I wanted to try and run something like fixdisk but I couldn't get the PC to boot into DOS - I tried booting it on every option available (safe mode, command prompt, vga, last known safe config etc), but it always returned to the same blue screen. When it first started happening first I thought it was the CD ROM drive because of the noise, so I disabled it as a boot device in the BIOS but that didn't work either.

Rebecca
 
It really think it was a dodgy job or else she was very unlucky; no driver for TFT monitor, wireless mouse & keyboard, nor modem as well as none for sound card, graphics etc. Absolutely no software (not even product recovery type stuff) at all came with the computer which was supposedly new but I reckon was patched together. The only reason we opened it was because the floppy drive had never been attached to the front panel and had gone back inside the computer. There were speaker cables (I am not codding) inside the computer and a bundle of other wires.

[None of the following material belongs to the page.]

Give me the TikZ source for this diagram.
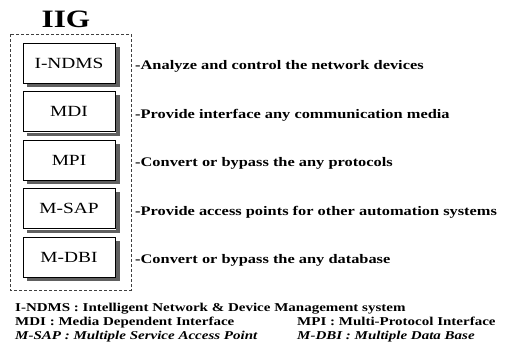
\documentclass[tikz,border=0pt]{standalone}
\usepackage{fontspec}
\setmainfont[FakeStretch=1.25]{Liberation Serif}
\usetikzlibrary{positioning}
\tikzset{
  modbox/.style={draw, line width=1pt, fill=white, minimum width=92pt, minimum height=40pt,
    inner sep=0pt, font=\fontsize{15.5}{15}\selectfont},
  boxshade/.style={fill=gray!75!black},
  desc/.style={anchor=base west, inner sep=0pt, font=\fontsize{13.1}{14}\selectfont\bfseries},
  legend/.style={anchor=base west, inner sep=0pt, font=\fontsize{12}{12}\selectfont\bfseries},
  legendit/.style={legend, font=\fontsize{12}{12}\selectfont\bfseries\itshape},
  frame/.style={draw=gray!50!black, dash pattern=on 3pt off 2pt, line width=0.5pt}
}
\begin{document}
\begin{tikzpicture}[x=1pt,y=-1pt]
  \useasboundingbox (0,0) rectangle (511,351);
  % titulo
  \node[inner sep=0pt, font=\fontsize{25}{25}\selectfont\bfseries] (iig) at (66,19) {IIG};
  % moldura
  \draw[frame] (10,34) rectangle (131,290);
  % modulos
  \node[modbox] (indms) at (69,63) {I-NDMS};
  \node[modbox] (mdi) at (69,111.5) {MDI};
  \node[modbox] (mpi) at (69,160) {MPI};
  \node[modbox] (msap) at (69,208.5) {M-SAP};
  \node[modbox] (mdbi) at (69,257) {M-DBI};
  % sombras
  \foreach \m in {indms,mdi,mpi,msap,mdbi} {
    \fill[boxshade] ([shift={(0.5,4)}]\m.north east) rectangle ([shift={(4.5,3.5)}]\m.south east);
    \fill[boxshade] ([shift={(4,0.5)}]\m.south west) rectangle ([shift={(4.5,3.5)}]\m.south east);
  }
  % funcoes
  \node[desc] (dindms) at (135,69.5) {-Analyze and control the network devices};
  \node[desc] (dmdi) at (135,118) {-Provide interface any communication media};
  \node[desc] (dmpi) at (135,166.5) {-Convert or bypass the any protocols};
  \node[desc] (dmsap) at (135,215) {-Provide access points for other automation systems};
  \node[desc] (dmdbi) at (135,263.5) {-Convert or bypass the any database};
  % legenda
  \node[legend] (lindms) at (15,311) {I-NDMS : Intelligent Network \& Device Management system};
  \node[legend] (lmdi) at (15,325) {MDI : Media Dependent Interface};
  \node[legend] (lmpi) at (297,325) {MPI : Multi-Protocol Interface};
  \node[legendit] (lmsap) at (15,339) {M-SAP : Multiple Service Access Point};
  \node[legendit] (lmdbi) at (297,339) {M-DBI : Multiple Data Base};
\end{tikzpicture}
\end{document}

Was this a second hand private sale or somebody assembling/selling new PCs commercially? If it was the latter then it sounds a bit dodgy all right.

It didn't sound healthy to me before the format.

Cheap (and sometimes cheerful) CD drives can sometimes be quite noisy. It doesn't necessarily indicate a problem with the drive capabilities though.

The original OS was Windows 2000 ME

Windows 2000 or Windows Me? There is no such thing as Windows 2000 ME. If you upgraded or reinstalled to Windows 2000 then 128MB may be a bit tight depending on what else is running.

I wanted to try and run something like fixdisk but I couldn't get the PC to boot into DOS

You may need to get a DOS boot disk image and boot from that so. However if the drive was NTFS formatted then DOS will not be able to read it anyway unless you can get DOS mode NTFS drivers or a floppy based minimal Windows boot image (such as from the site I mentioned above).

My approach would be to get to the bottom of the drive issues and see if it's a master boot record problem and if the drive itself is intact. If you had upgraded from the original Windows installation to Windows 2000 then, depending on how things are going - or not, I would consider a full reinstall from scratch (having first backed up any important files and having assembled the required hardware specific drivers).
 
Thanks Clubman. Will give your suggestion a whirl. Yep we went from ME to 2000 - sorry for the confusion on that. The PC was bought from a shop as new from a guy that has now closed down.

It is still strange how both computers (roughly the same age) have the same error on the same weekend. The second computer had not been reinstalled or anything like that at all.